Money-back specials on beaten favourites, price boosts on ante-post Group 1 selections, and free bet bundles tied to the five-day meeting are all common. The new 10x wagering cap makes these offers easier to convert than in previous years. A £20 free bet with 10x turnover requires £200 in wagers — readily achievable across five days of racing with six or seven races per day. Shopping between bookmakers during Royal Ascot week is not optional; it is where a significant portion of the week’s value lives.
Beyond Betting: Going to Ascot
Royal Ascot is one of the few sporting events where the dress code is genuinely enforced. The Royal Enclosure requires formal morning dress for men (morning coat, waistcoat, top hat) and hats or substantial fascinators for women, with dresses or skirts at knee length or longer. The Queen Anne Enclosure has a slightly relaxed code but still requires smart attire — no jeans, no trainers, no fancy dress. The Windsor Enclosure is the most informal option but still enforces a smart-casual standard.

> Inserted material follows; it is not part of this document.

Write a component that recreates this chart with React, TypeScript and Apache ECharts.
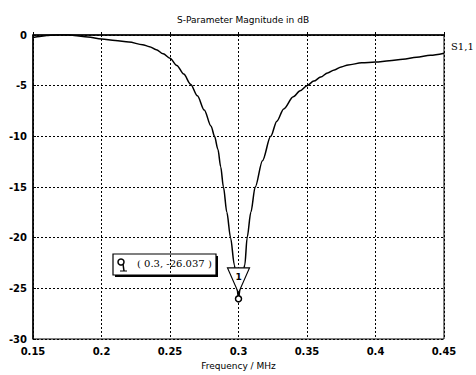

If you are attending for the first time, arrive early. The Royal Procession — the carriage drive along the straight mile before racing begins — is one of British sport’s most memorable sights, and it takes place at 2pm. The parade ring is worth visiting before each race: seeing the horses in the flesh provides information that no racecard can convey. A horse that looks fit, relaxed, and moving well in the paddock is a positive sign; one that is sweating heavily, on its toes, or reluctant to walk may be wasting energy before the race has even started.
Betting on-course is an experience in itself. The Tote windows offer pool betting with its own dividend structure, while the on-course bookmakers in the betting ring quote prices that contribute to the Starting Price. Where the sport meets the spectacle — and at Royal Ascot, you can be part of both.